I recently learned (initially from here) how to use mmap
to quickly read a file in C, as in this example code:
// main.c
#include <errno.h>
#include <fcntl.h>
#include <stdio.h>
#include <string.h>
#include <sys/mman.h>
#include <sys/stat.h>
#include <unistd.h>
#define INPUT_FILE "test.txt"
int main(int argc, char* argv) {
struct stat ss;
if (stat(INPUT_FILE, &ss)) {
fprintf(stderr, "stat err: %d (%s)\n", errno, strerror(errno));
return -1;
}
{
int fd = open(INPUT_FILE, O_RDONLY);
char* mapped = mmap(NULL, ss.st_size, PROT_READ, MAP_PRIVATE, fd, 0);
close(fd);
fprintf(stdout, "%s\n", mapped);
munmap(mapped, ss.st_size);
}
return 0;
}
My understanding is that this use of mmap
returns a pointer to length heap-allocated bytes.

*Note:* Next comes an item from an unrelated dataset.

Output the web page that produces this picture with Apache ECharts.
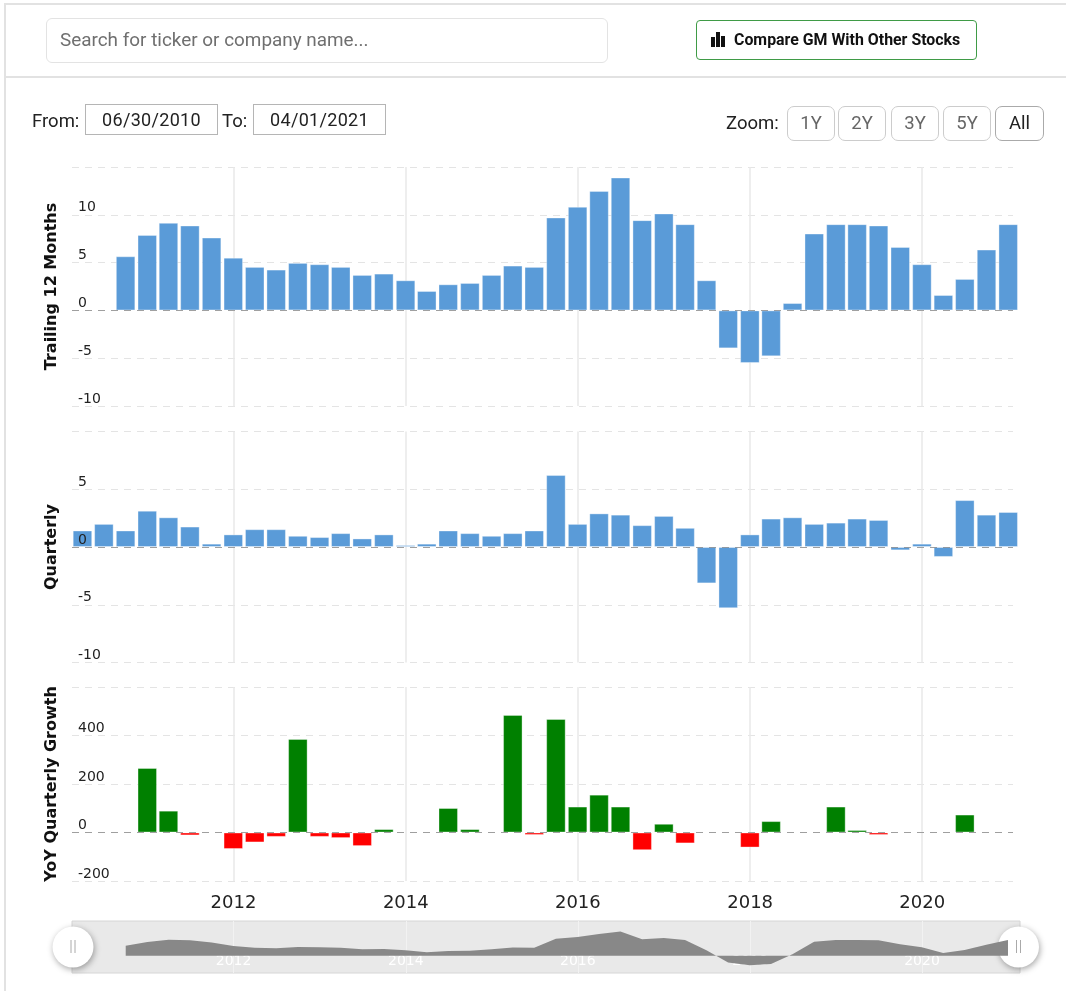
<!DOCTYPE html>
<html><head><meta charset="utf-8">
<style>
html,body{margin:0;padding:0;background:#fff;overflow:hidden}
#wrap{position:relative;width:1066px;height:991px;font-family:Roboto,sans-serif}
#chart{position:absolute;left:0;top:0;width:1066px;height:991px}
.abs{position:absolute;box-sizing:border-box}
.btn{border:1px solid #ccc;border-radius:7px;color:#666;font-size:18.5px;text-align:center;line-height:33px;top:106px;height:35px;width:48px;background:#fff}
.date{border:1px solid #b5b5b5;color:#222;font-size:18px;text-align:center;top:104px;height:31px;width:133px;line-height:30px;background:#fff;letter-spacing:.3px}
.lbl{color:#222;font-size:18.5px;line-height:24px}
</style></head><body>
<div id="wrap">
<div id="chart"></div>
<div class="abs" style="left:5px;top:3px;width:1061px;height:2px;background:#e2e2e2"></div>
<div class="abs" style="left:5px;top:76px;width:1061px;height:2px;background:#e2e2e2"></div>
<div class="abs" style="left:4px;top:3px;width:2px;height:988px;background:#e2e2e2"></div>
<div class="abs" style="left:46px;top:18px;width:562px;height:45px;border:1px solid #e3e3e3;border-radius:6px;font-size:18.9px;line-height:42px;padding-left:13px;color:#6f6f6f">Search for ticker or company name...</div>
<div class="abs" style="left:696px;top:20px;width:281px;height:40px;border:1px solid #3f9b46;border-radius:4px;font-size:15.9px;font-weight:700;line-height:37px;color:#111;padding-left:37px">Compare GM With Other Stocks</div>
<div class="abs" style="left:711px;top:37px;width:4px;height:10px;background:#111"></div>
<div class="abs" style="left:716px;top:32px;width:4px;height:15px;background:#111"></div>
<div class="abs" style="left:721px;top:36px;width:4px;height:11px;background:#111"></div>
<div class="abs lbl" style="left:32px;top:109px">From:</div>
<div class="abs date" style="left:85px">06/30/2010</div>
<div class="abs lbl" style="left:222px;top:109px">To:</div>
<div class="abs date" style="left:253px">04/01/2021</div>
<div class="abs lbl" style="left:726px;top:111px">Zoom:</div>
<div class="abs btn" style="left:787px">1Y</div>
<div class="abs btn" style="left:838px">2Y</div>
<div class="abs btn" style="left:891px">3Y</div>
<div class="abs btn" style="left:943px">5Y</div>
<div class="abs btn" style="left:995px;color:#222;border-color:#aaa;width:49px">All</div>
</div>
<script src="https://cdn.jsdelivr.net/npm/echarts@6/dist/echarts.min.js"></script>
<script>
const quarters = ['2010-03-31','2010-06-30','2010-09-30','2010-12-31','2011-03-31','2011-06-30','2011-09-30','2011-12-31','2012-03-31','2012-06-30','2012-09-30','2012-12-31','2013-03-31','2013-06-30','2013-09-30','2013-12-31','2014-03-31','2014-06-30','2014-09-30','2014-12-31','2015-03-31','2015-06-30','2015-09-30','2015-12-31','2016-03-31','2016-06-30','2016-09-30','2016-12-31','2017-03-31','2017-06-30','2017-09-30','2017-12-31','2018-03-31','2018-06-30','2018-09-30','2018-12-31','2019-03-31','2019-06-30','2019-09-30','2019-12-31','2020-03-31','2020-06-30','2020-09-30','2020-12-31'];
const trailing12 = [null,null,5.66,7.9,9.16,8.88,7.62,5.52,4.55,4.27,4.97,4.83,4.55,3.71,3.85,3.15,2.03,2.73,2.87,3.71,4.69,4.55,9.72,10.84,12.5,13.9,9.44,10.14,9.02,3.15,-3.97,-5.5,-4.8,0.77,8.04,9.02,9.02,8.88,6.64,4.83,1.61,3.29,6.36,9.02];
const quarterly = [1.43,2.0,1.43,3.14,2.57,1.77,0.29,1.09,1.54,1.54,0.97,0.86,1.2,0.74,1.09,0.17,0.29,1.43,1.2,0.97,1.2,1.43,6.23,2.0,2.91,2.8,1.89,2.69,1.66,-3.15,-5.3,1.09,2.46,2.57,2.0,2.11,2.46,2.34,-0.29,0.29,-0.86,4.06,2.8,3.03];
const yoyGrowth = [null,null,null,266,90,-12,null,-68,-41,-18,386,-18,-23,-56,14,null,null,101,14,null,485,-2,468,107,156,107,-73,36,-45,null,null,-62,47,null,null,107,3,-8,null,null,null,74,null,null];
const panelNames = ['Trailing 12 Months','Quarterly','YoY Quarterly Growth'];

const tick = d => +new Date(d + 'T00:00:00Z');
const zip = a => quarters.map((q,i) => [tick(q), a[i]]);
// ECharts widens a bar-carrying time axis by the bar width, so the main range is given net of that.
const xMin = tick('2010-03-28'), xMax = tick('2020-12-10');
const navMin = tick('2010-02-14'), navMax = tick('2021-02-20');
const BLUE = '#5a9bd8', GREEN = '#008000', RED = '#ff0000';
const gridDash = {color:'#e4e4e4', type:[7,6], width:1};
const TWO_YEARS = 2*365*864e5;

const panels = [
  {top:167, height:239, min:-10, max:15, interval:5},
  {top:431.5, height:231, min:-10, max:10, interval:5},
  {top:687, height:194, min:-200, max:600, interval:200}
];
const grid = panels.map(p => ({left:72, width:941, top:p.top, height:p.height, containLabel:false}));
grid.push({left:72, width:948, top:921, height:52, show:true, backgroundColor:'#e9e9e9', borderColor:'#d6d6d6', borderWidth:1});

const xAxis = panels.map((p,i) => ({
  type:'time', gridIndex:i, min:xMin, max:xMax, splitNumber:5, minInterval:TWO_YEARS,
  axisLine:{show:false}, axisTick:{show:false},
  splitLine:{show:true, showMinLine:false, showMaxLine:false, lineStyle:{color:'#e8e8e8', width:1.5}},
  axisLabel:{show:i===2, hideOverlap:false, formatter:'{yyyy}',
    fontFamily:'DejaVu Sans', fontSize:18, color:'#222', margin:13, fontWeight:'normal'}
}));
xAxis.push({type:'time', gridIndex:3, min:navMin, max:navMax, splitNumber:5, minInterval:TWO_YEARS,
  axisLine:{show:false}, axisTick:{show:false},
  splitLine:{show:true, showMinLine:false, showMaxLine:false, lineStyle:{color:'#f2f2f2', width:1}},
  axisLabel:{show:true, inside:true, formatter:'{yyyy}',
    fontFamily:'DejaVu Sans', fontSize:14, color:'#fff', margin:5, fontWeight:'normal'}});

const yAxis = [];
panels.forEach((p,i) => {
  yAxis.push({type:'value', gridIndex:i, min:p.min, max:p.max, interval:p.interval, position:'left',
    name:panelNames[i], nameLocation:'middle', nameGap:12, nameRotate:90,
    nameTextStyle:{fontFamily:'DejaVu Sans', fontWeight:'bold', fontSize:16, color:'#111'},
    axisLine:{show:false}, axisTick:{show:false}, axisLabel:{show:false},
    splitLine:{show:true, lineStyle:gridDash}});
  yAxis.push({type:'value', gridIndex:i, min:p.min, max:p.max, interval:p.interval, position:'left', z:5,
    axisLine:{show:false}, axisTick:{show:false}, splitLine:{show:false},
    axisLabel:{show:true, inside:true, showMaxLabel:false, showMinLabel:true, align:'left', verticalAlign:'bottom',
      margin:6, fontFamily:'DejaVu Sans', fontSize:14, color:'#222', lineHeight:14}});
});
yAxis.push({type:'value', gridIndex:3, min:-10, max:20, show:false, splitLine:{show:false}});

const zero = {silent:true, symbol:'none', animation:false, label:{show:false},
  lineStyle:{color:'#666', opacity:.55, type:[7,6], width:1}, data:[{yAxis:0}]};
const barBase = {type:'bar', barWidth:19.5, clip:false, animation:false, markLine:zero};
const border = {borderColor:'rgba(255,255,255,0.35)', borderWidth:1};

const series = [
  {...barBase, name:panelNames[0], xAxisIndex:0, yAxisIndex:0, data:zip(trailing12), itemStyle:{color:BLUE,...border}},
  {...barBase, name:panelNames[1], xAxisIndex:1, yAxisIndex:2, data:zip(quarterly), itemStyle:{color:BLUE,...border}},
  {...barBase, name:panelNames[2], xAxisIndex:2, yAxisIndex:4, barMinHeight:2.5,
    data:zip(yoyGrowth).map(d=>({value:d, itemStyle:{color:d[1]<0?RED:GREEN,...border}}))},
  {type:'line', name:'Navigator', xAxisIndex:3, yAxisIndex:6, data:zip(trailing12), connectNulls:false, showSymbol:false,
    animation:false, lineStyle:{width:0}, areaStyle:{color:'#888', opacity:1, origin:0}, itemStyle:{color:'#888'}}
];

const handle = cx => ({type:'group', z:20, children:[
  {type:'circle', shape:{cx:cx, cy:947, r:20.5}, style:{fill:'#fff', shadowBlur:6, shadowColor:'rgba(0,0,0,.35)', shadowOffsetX:1, shadowOffsetY:2}},
  {type:'line', shape:{x1:cx-2, y1:940, x2:cx-2, y2:953}, style:{stroke:'#aaa', lineWidth:1}},
  {type:'line', shape:{x1:cx+2, y1:940, x2:cx+2, y2:953}, style:{stroke:'#aaa', lineWidth:1}}
]});

const chart = echarts.init(document.getElementById('chart'), null, {renderer:'canvas'});
chart.setOption({animation:false, backgroundColor:'#fff', grid, xAxis, yAxis, series,
  graphic:[handle(73), handle(1018.5)]});
</script>
</body></html>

I've tested this on plain text files, that are not explicitly null-terminated, e.g. a file with the 13-byte ascii string "hello, world!":
$ cat ./test.txt
hello, world!$
$ stat ./test.txt
File: ./test.txt
Size: 13 Blocks: 8 IO Block: 4096 regular file
Device: 810h/2064d Inode: 52441 Links: 1
Access: (0644/-rw-r--r--) Uid: ( 1000/ user) Gid: ( 1000/ user)
Access: 2022-10-25 20:30:52.563772200 -0700
Modify: 2022-10-25 20:30:45.623772200 -0700
Change: 2022-10-25 20:30:45.623772200 -0700
Birth: -
When I run my compiled code, it never segfaults or spews garbage -- the classic symptoms of printing an unterminated C-string.
When I run my executable through gdb, mapped[13]
is always '\0'
.
Is this undefined behavior?
I can't see how it's possible that the bytes that are memory-mapped from the input file are reliably NULL-terminated.
For a 13-byte string, the "equivalent" that I would have normally done with malloc
and read
would be to allocate a 14-byte array, read from file to memory, then explicitly set byte 13 (0-based) to '\0'
.
CodePudding user response:
mmap
returns a pointer to whole pages allocated by the kernel. It doesn't go through malloc
. Pages are usually 4096 bytes each and apparently the kernel fills the extra bytes with zeroes, not with garbage.